Nel 1500 il re di Francia Luigi XII sconfisse Ludovico il Moro e occupò il Ducato di Milano. Monza fu inevitabilmente coinvolta in queste vicende. Fu con la battaglia di Pavia, del 1525, che i francesi furono sconfitti dalle forze imperiali di Carlo V, e a Francesco II Sforza venne restituito il Ducato di Milano. Fu nel 1529 che Antonio De Leyva diventò Signore di Monza. Quasi 50 anni dopo una terribile epidemia colpì Monza, la famosa peste di San Carlo del 1576, che spazzò via moltissime vite tanto che, un anno dopo, nella piazzetta del Duomo, venne eretta la Crocetta per celebrare una messa all’aperto. Funzione che non servì però ad evitare una successiva ondata di peste nel 1630 che fu la causa di una profonda crisi demografica ed economica. Il Ducato di Milano, e quindi Monza, rimasero soggetti alla corona spagnola fino all’inizio del XVIII secolo. Dopo la campagna d’Italia di Napoleone, del 1796, il ducato di Milano diventò parte della Repubblica Francese e poi di quella Cisalpina fino a quando arrivarono gli Asburgo d’Austria che, tra le tante cose, costruirono a Monza molti edifici e ville storiche come la Villa Reale. Le successive cinque giornate di Milano coinvolsero anche Monza.

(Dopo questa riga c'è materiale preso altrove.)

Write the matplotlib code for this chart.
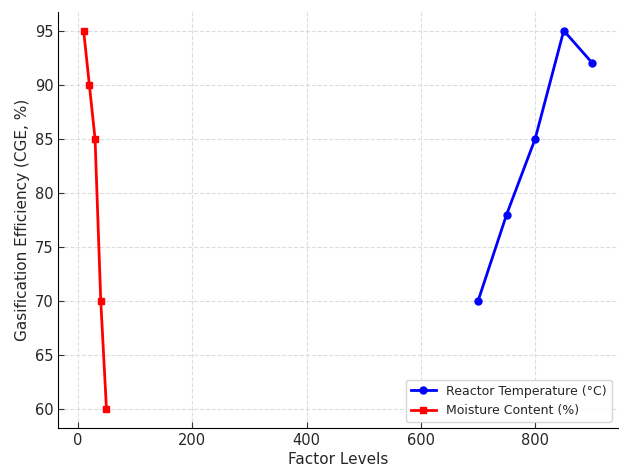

Tutti uniti per cacciare gli austriaci e ci vollero due guerre d’indipendenza per liberare il territorio dalla dominazione austriaca. Anni dopo Monza entrò a far parte del Regno di Sardegna. Il 1860 fu l’anno della spedizione di Garibaldi in Sicilia e un giovane studente monzese, Achille Mapelli, si arruolò come volontario con i Mille. L’anno dopo venne proclamato il Regno d’Italia. Monza ebbe l’onore di avere la visita Giuseppe Garibaldi e, dopo venticinque anni dalla sua visita, la città gli dedicò un monumento in marmo dello scultore Bazzaro che si può ammirare nell’omonima piazza. E in quello stesso periodo il ministro Vasconcellos ritornò a Monza per dare conoscenza al Re che in territorio ottomano parecchie centinaia di armeni si rifugiavano all’interno delle chiese per sfuggire a violenze e massacri: era il preludio di tempi ancor più neri per il popolo della terra di Nairi.